If you were to attend a Graduate Computer Vision course without any experience of Computer Vision at an undergraduate level like me, you would certainly face problems with edge detection and what it really means. They usually start with Canny Edge Detector at any Graduate Course and it makes it hard for many to comprehend how the idea came up in the first place.

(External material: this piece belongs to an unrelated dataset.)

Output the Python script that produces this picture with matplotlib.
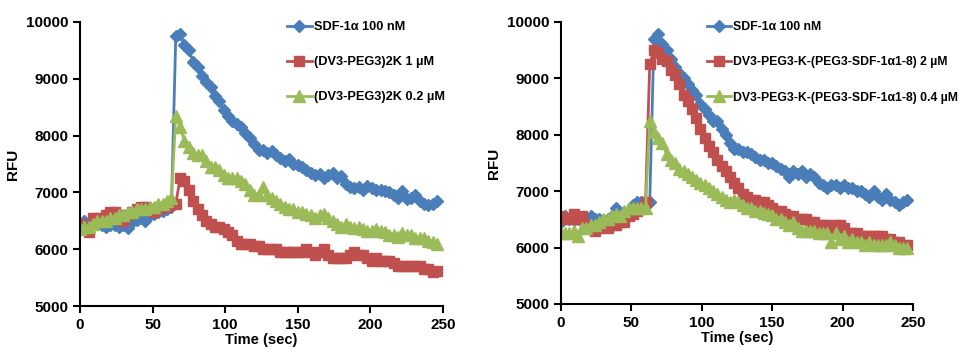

Lets try loading an image into our code. In this example, I'll be taking a photo which I took at the Niagara Falls State Park.

    Mat orig_image;
    Mat resized_image;

    try{
        orig_image = imread(IMG_LOC + "niagara.jpg", 1);
    } catch( cv::Exception& e ) {
        const char* err_msg = e.what();
        std::cout << "exception caught: " << err_msg << std::endl;
    }
    resize(orig_image, resized_image, cv::Size(orig_image.cols*0.25, orig_image.rows*0.25));
If you notice, I also resized it to approximately 25% the image size.

The Math

The thing that probably bites people here is - as I call it - The Discretization of Continuous Functions. Recall from high school calculus that a unary function is said to be differentiable at $x$ if (NOT "iff") the following derivative exists: $$f'(x) = \frac{d}{dx}f = \lim _{h\to 0}{\frac {f(x+h)-f(x)}{h}} $$ On paper, sure, you can have infinitesimal "$h$" - but in the world of computers, where everything is discrete, well you need to have some sort of "step" to be able to define a differential properly. Talking of images as a function of $x$ and $y$, we are further limited by pixel-level accuracy and can only set $h = 1$. But for symmetry, we could possibly divide this "step" of 1 write the above equation as $$I_x(x,y) = \frac{I(x+1, y) - I(x-1, y)}{2*1}$$ Notice that we now divide by $2*1$ because we take a step of 2 for symmetry. The resulting matrix representation of the kernel is as follows: $$ \begin{bmatrix} 0 & 0 & 0 \\ -1 & 0 & 1 \\ 0 & 0 & 0 \end{bmatrix} $$ We will revisit this once we answer the obvious question which is popping into our head right now,

But wait, how will the differential help with the edges?

Short answer - If your image was really a 2D function of $x$ and $y$, edges are essentially peaks.
Long Answer - Lets start with a rather philosophical question - Stolen from Stanford CS Webpage, this is a famous "Origin of Edges" slide found in almost all Graduate Computer Vision courses. Observe how there are so many ways one could define an edge.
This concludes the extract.